Posted April. 06, 2013 03:00,   

한국어

A 32-year-old office worker is planning to leave for Anmyeon Island with friends Friday afternoon. Though rain is forecast, he and his friends do not care because the only purpose of their trip to the island is to taste jjukkumi (baby octopus). “It’s best to taste food in the season at the place where the food is produced. No famous restaurant in Seoul can compete,” he said.

The number of “early tasters” has been increasing recently. Early tasters refer to those traveling to the food-producing place in the right season to taste the food earlier than others, just like early adopters do the same for digital gadgets. People’s interest in good restaurants has evolved into an interest in food material.

“If the first generation of gourmets used to be satisfied with eating at good restaurants, the second generation gourmets now try to eat food in the season, which involve more stories to find out," said Lim Hui-yoon, an agro-fisheries buyer at Galleria Department Store in southern Seoul. "Young farmers also endeavor to lure early tasters by making stories regarding their produce as they preserve sweet potatoes in underground tunnels or get paprika to be exposed to sea breeze.”

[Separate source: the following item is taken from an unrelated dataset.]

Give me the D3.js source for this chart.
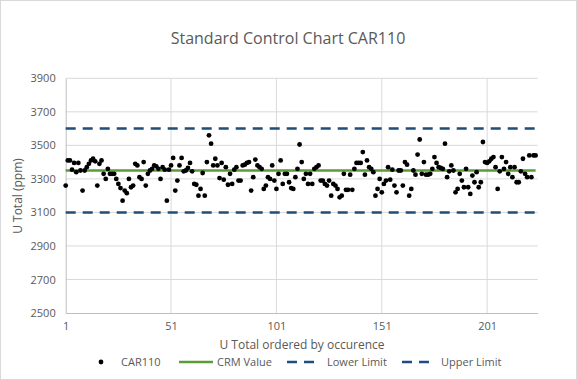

These days, bicycle and motorcycle groups are embracing consuming seasonal food at its producing area as their itineraries to increase participation from members. “(Our motorcycle group) will travel to eat jjukkumi on April 26," said Shin Beom-joon, an employee of Honda Korea who is a member of a motorcycle group. "In summer, we go to Hongcheon for naeng-makguksu (cold noodle) and in fall, we go to Sokcho for lance fish.”

Famous food producing regions are crowded with tourists in the season. About 520,000 tourists visited Yeongdeok for a crab festival, which was held from March 28 to April 1. Many food festivals are scheduled to be held at a variety of places nationwide this month alone.

The early-taster fever is spreading swiftly as the information on food and producing region is easily shared on the Internet and through smartphones while producers and local authorities strive for quality food with unique stories. "The movement to consume local food and people’s interest in safe food have been partly affected by the 2010 tsunami and earthquake in Japan," experts say.

Major department stores and high-end restaurants in major hotels have already put in place strategies to attract early tasters. The quality food sector Gourmet 494 of Galleria Department Store sells seasonal food, which is delivered directly from local producers, at an exclusive corner. Its seasonal food these days includes cherry oysters (oysters looking like cherry blossoms under the sea) from the downstream of the Seomjin River where freshwater meets the sea water, cheonhyehyang (big oranges that have the name meaning “strong scent wafted a thousand miles up”) grown in the soil mixed with compost in which mackerels and milk are fermented and paprika exposed to sea breeze in Tongyeong, South Gyeongsang Province. Red-root spinach from Tongyeong was sold out as soon as it was put on the shelf early last month," according to Galleria. Gourmet 494 provides customers with the service that delivers seasonal food directly from the farm.

Buyers of Westin Chosun Hotel travel across Korea to buy seasonal food at the growing places, including black cattle on Jeju Island, wild greens and perilla oil on Mount Jiri, pine mushroom in Yangyang, bakdal snow crab in Yeongdeok, damselfish in Tongyeong. These food materials are used in the hotel’s Japanese, Chinese and Western restaurants. “Until three to four years ago, guests were happy to see a message, saying, ‘This is from France by plane` at a restaurant.’ But now we have to say `we make food with seasonal food from local producers` to satisfy our guests,” an employee of the hotel said.